说话间,严坤一已经开到了此行的目的地,山顶上,一块空旷的山石平台上。“这里是仓库的瞭望台,”严坤一拉着玉儿下车,向守卫平台的哨兵出示了证件,并解释之后,走到了平台中心。
严坤一用手指着平台前端正面对的山下,那里又一丛丛的绿树,在绿树的间隙中,隐隐约约的能够看到一排排红色砖瓦的营房。“那里就是老虎团的团部。”严坤一对玉儿说:“看到了吗?老虎团是军事重地,没有任务,任何人是不能随便出入的。我今天也进不去,所以就只能带你来这里看一看了。”
“你是准备调到这个老虎团,怕我不同意吗?”玉儿看着严坤一,平静的说到。
望着冰雪聪明的玉儿,严坤一顿时哑口无言。他嗫嚅了半天,才说了一句:“玉儿,我这样是不是太自私了?”
玉儿走到瞭望台前,从那个架着的高倍望远镜往外看去。严坤一看着她那笨拙的样子,忍不住走上前去帮她调整了角度,以方便她看的更清楚些。
玉儿看了一会儿,抬起头来,望了望旁边的严坤一:“这就是你以后要待的地方啊?可真够破的。你说,如果我出钱重新盖一个士兵宿舍什么的,部队会答应吗?”
听了玉儿这孩子气的想法,严坤一不禁乐了:“你想什么呢?!那肯定不行,部队有部队的规矩,国家每年下拨的也有经费。部队在山里,是不允许盖高楼的,再说了,这还牵扯到保密条例呢,哪儿能随便谁不谁的出钱,就接受啊!”说到这里,他忽然反应了过来,惊喜的看着玉儿:“宝贝儿,你答应了?!”

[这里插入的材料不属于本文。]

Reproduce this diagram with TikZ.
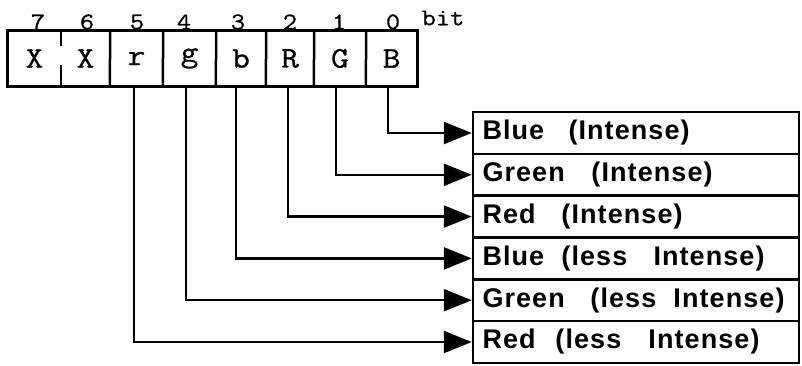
\documentclass[tikz,border=0pt]{standalone}
\usepackage{fontspec}
\usetikzlibrary{arrows.meta}
\newfontfamily\labfont{Liberation Sans}[LetterSpace=4]
\newfontfamily\regfont{Latin Modern Mono}[FakeStretch=1.15,FakeBold=0.8]
\tikzset{
  cell/.style={minimum height=55pt, inner sep=0pt, font=\regfont\fontsize{30}{30}\selectfont},
  bitnum/.style={inner sep=0pt, font=\regfont\fontsize{24}{24}\selectfont},
  lbox/.style={draw, line width=2.5pt, minimum width=326pt, minimum height=41.8pt,
    text width=307pt, align=left, inner xsep=9.5pt, inner ysep=0pt,
    font=\labfont\bfseries\fontsize{27}{27}\selectfont},
  conn/.style={line width=2.5pt, -{Triangle[length=28pt,width=22pt]}},
  frame/.style={line width=3pt},
  divider/.style={line width=2.5pt}
}
\newcommand{\wordbox}[2]{\makebox[#1pt][l]{#2}}
\begin{document}
\begin{tikzpicture}[x=1pt,y=-1pt]
\useasboundingbox (0,0) rectangle (802,365);
% register cells
\node[cell, minimum width=53pt] (c7) at (34.5,58.5) {X};
\node[cell, minimum width=49pt] (c6) at (85.5,58.5) {X};
\node[cell, minimum width=53pt] (c5) at (136.5,58.5) {r};
\node[cell, minimum width=53pt] (c4) at (189.5,58.5) {g};
\node[cell, minimum width=50pt] (c3) at (241,58.5) {b};
\node[cell, minimum width=48pt] (c2) at (290,58.5) {R};
\node[cell, minimum width=52pt] (c1) at (340,58.5) {G};
\node[cell, minimum width=51pt] (c0) at (391.5,58.5) {B};
\draw[frame] (c7.north west) rectangle (c0.south east);
\draw[divider] (c7.north east) -- ++(0,15);
\draw[divider] (c7.south east) -- ++(0,-21);
\foreach \a/\b in {c6/c5,c5/c4,c4/c3,c3/c2,c2/c1,c1/c0}
  \draw[divider] (\a.north east) -- (\b.south west);
% bit numbers
\node[bitnum] (n7) at (38,22) {7};
\node[bitnum] (n6) at (87,22) {6};
\node[bitnum] (n5) at (137,22) {5};
\node[bitnum] (n4) at (184,22) {4};
\node[bitnum] (n3) at (238,22) {3};
\node[bitnum] (n2) at (290,22) {2};
\node[bitnum] (n1) at (339,22) {1};
\node[bitnum] (n0) at (393,22) {0};
\node[bitnum] (bit) at (443,18) {bit};
% label boxes
\node[lbox] (L1) at (636,133) {\wordbox{86}{Blue}(Intense)};
\node[lbox] (L2) at (636,174.8) {\wordbox{109}{Green}(Intense)};
\node[lbox] (L3) at (636,216.6) {\wordbox{79}{Red}(Intense)};
\node[lbox] (L4) at (636,258.4) {\wordbox{79}{Blue}\wordbox{92}{(less}Intense)};
\node[lbox] (L5) at (636,300.2) {\wordbox{108}{Green}\wordbox{83}{(less}Intense)};
\node[lbox] (L6) at (636,342) {\wordbox{73}{Red}\wordbox{93}{(less}Intense)};
% connectors
\draw[conn] ([xshift=-3.5pt]c0.south) |- (L1.west);
\draw[conn] ([xshift=-4pt]c1.south) |- (L2.west);
\draw[conn] ([xshift=-2pt]c2.south) |- (L3.west);
\draw[conn] ([xshift=-5pt]c3.south) |- (L4.west);
\draw[conn] ([xshift=-3.5pt]c4.south) |- (L5.west);
\draw[conn] ([xshift=-2.5pt]c5.south) |- (L6.west);
\end{tikzpicture}
\end{document}
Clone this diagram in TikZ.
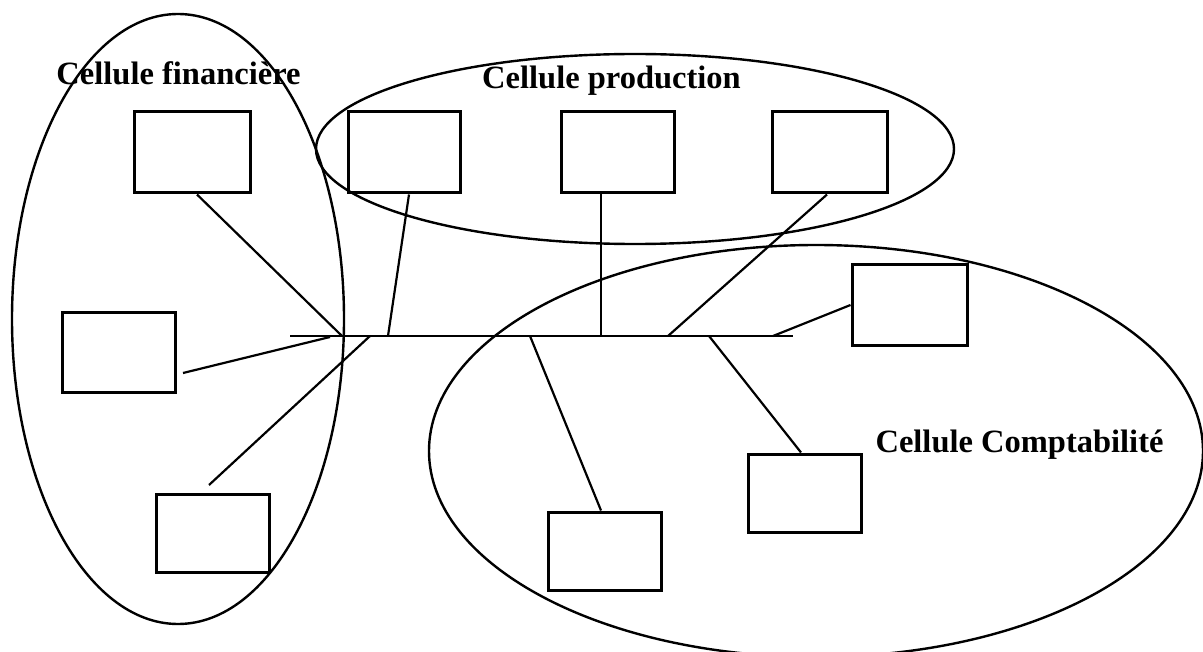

“这是你的梦想,我为什么不答应?”玉儿望着严坤一,浅浅一笑,道:“有梦想,并且为之努力,使其实现,这是人生中最快乐的事了吧?以前古卡,子玫和我聊过,古卡的梦想是考入政法大学,将来毕业了能够做一个像齐叔一样的大律师,子玫的愿望是考入艺术学院,将来用自己的能力来赡养母亲。”严坤一听了点了点头,问道:“玉儿,你的梦想呢?”